Gradually manufacture spread from the home to the community. The miller, almost invariably first on the scene, was soon joined by the weaver, fuller, tanner, shoemaker, and carpenter. Newark had a commercial gristmill in 1671, and the earliest sawmill was established in Woodbridge in 1682. Tanning, which had been started as a business in Elizabeth in 1664 by the Ogden family, quickly led to saddlery and harness making. The fine forests in southern New Jersey yielded their lumber to ship carpenters of Burlington, Salem, Newton, and Cape May, where shipbuilding became a leading industry. Equally significant was the development of whaling from Cape May and Tuckerton ; in many respects these towns rivaled the more celebrated New England ports of the Colonial period. Tar and turpentine were also important exports from the southern part of the Colony.

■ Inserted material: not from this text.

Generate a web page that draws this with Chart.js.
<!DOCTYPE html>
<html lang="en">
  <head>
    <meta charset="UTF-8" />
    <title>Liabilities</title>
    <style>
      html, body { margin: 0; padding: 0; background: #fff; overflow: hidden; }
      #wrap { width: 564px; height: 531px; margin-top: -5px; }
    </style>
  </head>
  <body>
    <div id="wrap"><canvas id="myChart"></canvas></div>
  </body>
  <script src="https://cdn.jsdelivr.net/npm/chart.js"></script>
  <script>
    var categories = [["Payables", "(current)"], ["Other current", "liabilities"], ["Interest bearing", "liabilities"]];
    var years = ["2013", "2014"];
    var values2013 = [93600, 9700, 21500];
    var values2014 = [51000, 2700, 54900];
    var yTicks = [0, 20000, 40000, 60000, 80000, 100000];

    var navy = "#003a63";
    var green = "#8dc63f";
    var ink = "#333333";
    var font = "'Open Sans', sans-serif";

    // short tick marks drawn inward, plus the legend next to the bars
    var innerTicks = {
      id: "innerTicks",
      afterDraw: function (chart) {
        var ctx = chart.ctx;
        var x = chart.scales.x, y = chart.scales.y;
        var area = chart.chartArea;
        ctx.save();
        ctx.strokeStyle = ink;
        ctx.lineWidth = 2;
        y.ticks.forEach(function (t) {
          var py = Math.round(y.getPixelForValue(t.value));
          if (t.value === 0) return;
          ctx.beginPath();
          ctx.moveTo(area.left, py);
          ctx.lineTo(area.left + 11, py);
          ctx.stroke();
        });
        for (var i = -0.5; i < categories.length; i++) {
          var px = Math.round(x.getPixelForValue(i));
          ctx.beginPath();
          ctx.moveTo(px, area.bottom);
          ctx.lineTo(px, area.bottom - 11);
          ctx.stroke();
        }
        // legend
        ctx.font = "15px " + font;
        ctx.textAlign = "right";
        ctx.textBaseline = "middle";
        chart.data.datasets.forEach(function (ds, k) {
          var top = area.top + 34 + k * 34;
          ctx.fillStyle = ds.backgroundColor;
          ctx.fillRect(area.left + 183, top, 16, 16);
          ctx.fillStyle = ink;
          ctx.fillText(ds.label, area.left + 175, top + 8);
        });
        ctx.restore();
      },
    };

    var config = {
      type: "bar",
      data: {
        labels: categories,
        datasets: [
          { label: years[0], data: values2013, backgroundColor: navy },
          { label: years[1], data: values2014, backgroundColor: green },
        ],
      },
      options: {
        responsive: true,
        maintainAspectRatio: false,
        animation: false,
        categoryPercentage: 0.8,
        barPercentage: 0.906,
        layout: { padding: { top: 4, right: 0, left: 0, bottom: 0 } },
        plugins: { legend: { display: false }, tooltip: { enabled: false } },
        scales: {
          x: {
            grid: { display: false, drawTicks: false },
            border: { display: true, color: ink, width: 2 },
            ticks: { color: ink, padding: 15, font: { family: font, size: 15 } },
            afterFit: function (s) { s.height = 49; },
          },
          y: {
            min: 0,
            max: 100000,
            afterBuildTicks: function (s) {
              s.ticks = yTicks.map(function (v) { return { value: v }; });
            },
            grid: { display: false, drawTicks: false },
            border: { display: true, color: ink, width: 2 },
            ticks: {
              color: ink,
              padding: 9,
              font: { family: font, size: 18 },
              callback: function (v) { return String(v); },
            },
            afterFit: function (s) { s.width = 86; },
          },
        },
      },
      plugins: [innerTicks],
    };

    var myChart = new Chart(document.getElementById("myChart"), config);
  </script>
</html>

Toward the close of the seventeenth and opening of the eighteenth centuries, several industries were founded in New Jersey that were destined to become not only leading sources of wealth but traditional occupations as well. An abundant supply of beaver, raccoon, and sheep furnished the materials for hat manufacturing, which attained its greatest strength in the southern area. At the same time, the Colony was rapidly becoming distinguished for its brewing skill. Hoboken, still identified with beer drinking, had the first brewery in 1642. Beer was a major interest in Burlington in 1698. Two years later, Newark made more than 1,000 barrels of cider, and Jersey applejack seems to have been as renowned among the Colonies as it was throughout the East during the recent prohibition era.

In several spurs of the Appalachian range, running through the northern and central sections of the State, lay mineral deposits unusual for their richness and variety. The State's earliest iron works were established at Shrewsbury in 1676 by Colonel Lewis Morris, a merchant of the Barbadoes. Forges, furnaces, and bloomeries began to appear all over the northern part of the State, with a concentration at Boonton, the center of seven rich mines in Morris County which supplied most of the Nation's iron. These mines were a mainstay to Washington's army during the Revolution.